Task details –
Say how many lines contain "with"; the answer is the number alone.

start Data section

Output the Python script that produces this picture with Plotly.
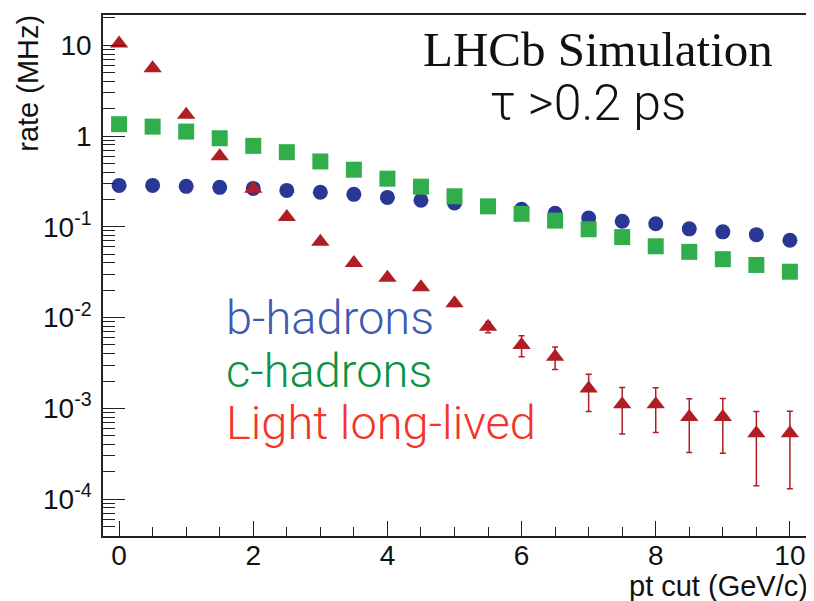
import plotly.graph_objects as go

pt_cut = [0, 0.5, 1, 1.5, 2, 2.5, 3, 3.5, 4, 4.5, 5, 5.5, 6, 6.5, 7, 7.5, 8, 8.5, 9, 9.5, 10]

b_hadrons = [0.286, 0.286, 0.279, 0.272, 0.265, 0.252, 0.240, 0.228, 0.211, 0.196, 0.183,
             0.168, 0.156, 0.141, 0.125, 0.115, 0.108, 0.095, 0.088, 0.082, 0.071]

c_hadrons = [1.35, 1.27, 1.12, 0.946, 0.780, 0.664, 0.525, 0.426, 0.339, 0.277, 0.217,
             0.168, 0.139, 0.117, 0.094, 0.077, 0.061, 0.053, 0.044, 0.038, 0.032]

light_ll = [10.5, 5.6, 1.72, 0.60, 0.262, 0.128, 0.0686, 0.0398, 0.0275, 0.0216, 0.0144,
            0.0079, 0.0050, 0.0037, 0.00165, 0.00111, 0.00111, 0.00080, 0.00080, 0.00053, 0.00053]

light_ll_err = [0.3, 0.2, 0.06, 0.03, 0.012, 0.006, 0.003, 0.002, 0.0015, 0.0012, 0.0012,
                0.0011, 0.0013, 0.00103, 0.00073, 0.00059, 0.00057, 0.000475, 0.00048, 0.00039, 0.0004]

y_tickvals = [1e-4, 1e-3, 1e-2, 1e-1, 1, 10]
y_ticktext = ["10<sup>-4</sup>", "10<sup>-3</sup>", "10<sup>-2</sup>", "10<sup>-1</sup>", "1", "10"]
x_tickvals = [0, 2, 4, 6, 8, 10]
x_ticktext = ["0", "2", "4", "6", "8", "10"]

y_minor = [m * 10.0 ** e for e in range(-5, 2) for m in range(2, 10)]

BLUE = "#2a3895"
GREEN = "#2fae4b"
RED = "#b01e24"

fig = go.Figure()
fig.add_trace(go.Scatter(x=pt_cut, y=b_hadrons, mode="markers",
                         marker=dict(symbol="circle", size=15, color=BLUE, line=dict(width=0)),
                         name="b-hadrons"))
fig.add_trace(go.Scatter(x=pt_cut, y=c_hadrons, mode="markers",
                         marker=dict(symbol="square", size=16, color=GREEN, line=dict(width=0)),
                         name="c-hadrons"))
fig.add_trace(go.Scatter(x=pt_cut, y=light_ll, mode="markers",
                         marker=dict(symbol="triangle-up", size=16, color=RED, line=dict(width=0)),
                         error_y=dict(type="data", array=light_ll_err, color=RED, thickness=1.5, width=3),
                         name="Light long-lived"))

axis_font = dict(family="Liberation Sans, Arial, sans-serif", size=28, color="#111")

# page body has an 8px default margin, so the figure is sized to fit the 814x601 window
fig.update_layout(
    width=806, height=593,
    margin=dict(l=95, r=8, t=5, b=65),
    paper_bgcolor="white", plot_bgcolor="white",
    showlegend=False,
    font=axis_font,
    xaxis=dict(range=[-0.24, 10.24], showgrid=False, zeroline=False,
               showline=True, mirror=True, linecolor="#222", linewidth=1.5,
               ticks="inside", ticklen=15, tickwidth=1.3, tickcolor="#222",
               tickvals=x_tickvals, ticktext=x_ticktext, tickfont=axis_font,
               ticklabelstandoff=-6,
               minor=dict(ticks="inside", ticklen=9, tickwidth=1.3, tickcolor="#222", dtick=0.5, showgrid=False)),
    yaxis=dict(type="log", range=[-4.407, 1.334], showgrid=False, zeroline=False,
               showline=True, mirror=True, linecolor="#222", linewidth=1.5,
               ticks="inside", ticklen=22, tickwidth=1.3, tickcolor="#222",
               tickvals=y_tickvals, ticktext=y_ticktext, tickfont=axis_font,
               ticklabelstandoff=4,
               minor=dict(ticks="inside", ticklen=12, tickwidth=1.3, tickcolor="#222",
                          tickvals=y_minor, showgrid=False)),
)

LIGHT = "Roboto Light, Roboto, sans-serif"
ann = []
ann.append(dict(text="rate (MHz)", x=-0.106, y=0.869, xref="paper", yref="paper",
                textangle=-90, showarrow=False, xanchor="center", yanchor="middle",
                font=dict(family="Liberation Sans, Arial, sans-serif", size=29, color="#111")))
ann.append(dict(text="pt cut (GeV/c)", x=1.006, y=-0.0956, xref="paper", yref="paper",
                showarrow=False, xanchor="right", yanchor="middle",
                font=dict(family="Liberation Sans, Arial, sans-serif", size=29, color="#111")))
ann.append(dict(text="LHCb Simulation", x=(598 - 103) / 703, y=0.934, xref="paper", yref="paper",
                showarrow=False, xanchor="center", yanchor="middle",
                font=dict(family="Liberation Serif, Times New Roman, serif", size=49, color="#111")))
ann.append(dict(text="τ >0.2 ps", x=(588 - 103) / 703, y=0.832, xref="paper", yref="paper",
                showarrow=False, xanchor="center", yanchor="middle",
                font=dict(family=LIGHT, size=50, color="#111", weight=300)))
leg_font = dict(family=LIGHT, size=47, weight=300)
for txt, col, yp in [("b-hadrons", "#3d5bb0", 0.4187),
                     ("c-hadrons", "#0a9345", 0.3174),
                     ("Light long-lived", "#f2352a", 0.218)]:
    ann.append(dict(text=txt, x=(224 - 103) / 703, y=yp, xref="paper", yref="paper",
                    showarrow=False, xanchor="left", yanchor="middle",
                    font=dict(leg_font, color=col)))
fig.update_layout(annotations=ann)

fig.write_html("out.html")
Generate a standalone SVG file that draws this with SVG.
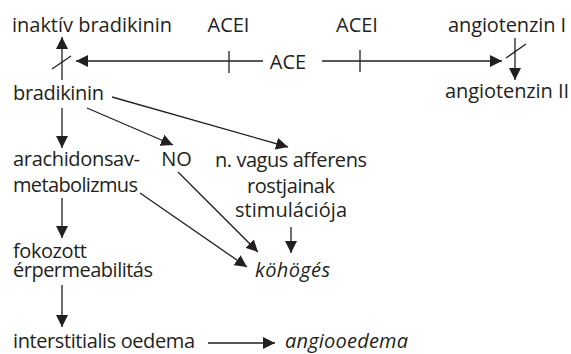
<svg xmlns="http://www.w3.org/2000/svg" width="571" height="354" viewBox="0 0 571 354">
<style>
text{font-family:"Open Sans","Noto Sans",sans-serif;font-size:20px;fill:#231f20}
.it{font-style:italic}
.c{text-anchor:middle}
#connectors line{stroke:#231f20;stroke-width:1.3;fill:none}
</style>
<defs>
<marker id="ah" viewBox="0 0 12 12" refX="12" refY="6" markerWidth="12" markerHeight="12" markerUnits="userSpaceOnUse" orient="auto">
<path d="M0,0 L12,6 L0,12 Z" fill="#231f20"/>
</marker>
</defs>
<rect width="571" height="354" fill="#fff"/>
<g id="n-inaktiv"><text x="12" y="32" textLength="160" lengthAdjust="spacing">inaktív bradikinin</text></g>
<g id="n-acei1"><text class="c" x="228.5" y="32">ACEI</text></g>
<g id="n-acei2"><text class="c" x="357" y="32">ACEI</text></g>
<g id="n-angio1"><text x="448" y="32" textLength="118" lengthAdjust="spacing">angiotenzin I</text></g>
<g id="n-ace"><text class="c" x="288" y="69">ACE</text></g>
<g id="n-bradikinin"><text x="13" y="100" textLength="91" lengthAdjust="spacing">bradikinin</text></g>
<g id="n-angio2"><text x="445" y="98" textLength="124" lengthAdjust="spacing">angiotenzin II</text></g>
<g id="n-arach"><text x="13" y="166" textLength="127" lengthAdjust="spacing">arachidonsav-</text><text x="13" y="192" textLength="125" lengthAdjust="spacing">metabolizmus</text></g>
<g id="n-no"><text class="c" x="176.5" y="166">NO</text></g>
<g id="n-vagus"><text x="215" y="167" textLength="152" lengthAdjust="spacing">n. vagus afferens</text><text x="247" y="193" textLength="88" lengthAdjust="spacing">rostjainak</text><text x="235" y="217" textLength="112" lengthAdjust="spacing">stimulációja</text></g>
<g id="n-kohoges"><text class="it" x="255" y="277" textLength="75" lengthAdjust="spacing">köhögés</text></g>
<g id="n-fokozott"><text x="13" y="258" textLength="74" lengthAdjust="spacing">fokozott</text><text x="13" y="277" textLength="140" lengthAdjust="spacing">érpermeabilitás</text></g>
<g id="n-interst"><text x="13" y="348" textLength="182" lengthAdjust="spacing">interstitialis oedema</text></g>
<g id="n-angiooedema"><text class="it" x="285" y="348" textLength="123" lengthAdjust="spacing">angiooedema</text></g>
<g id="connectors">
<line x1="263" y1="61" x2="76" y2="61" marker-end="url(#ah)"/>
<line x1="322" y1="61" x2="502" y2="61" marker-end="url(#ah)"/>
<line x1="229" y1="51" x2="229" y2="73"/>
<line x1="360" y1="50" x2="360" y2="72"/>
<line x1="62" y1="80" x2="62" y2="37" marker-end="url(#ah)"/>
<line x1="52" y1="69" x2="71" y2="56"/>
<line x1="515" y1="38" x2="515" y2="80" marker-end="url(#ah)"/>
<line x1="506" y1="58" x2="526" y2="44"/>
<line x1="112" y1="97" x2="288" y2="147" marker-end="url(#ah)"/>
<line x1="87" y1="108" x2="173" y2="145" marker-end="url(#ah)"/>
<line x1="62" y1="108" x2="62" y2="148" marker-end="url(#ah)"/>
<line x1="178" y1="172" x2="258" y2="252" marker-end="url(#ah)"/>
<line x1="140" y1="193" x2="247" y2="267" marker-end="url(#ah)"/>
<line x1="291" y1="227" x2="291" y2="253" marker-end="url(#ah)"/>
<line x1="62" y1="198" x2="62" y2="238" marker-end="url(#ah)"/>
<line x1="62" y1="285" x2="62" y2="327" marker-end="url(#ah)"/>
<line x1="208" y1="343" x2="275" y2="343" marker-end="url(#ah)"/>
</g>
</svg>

end Data section

Result below –
2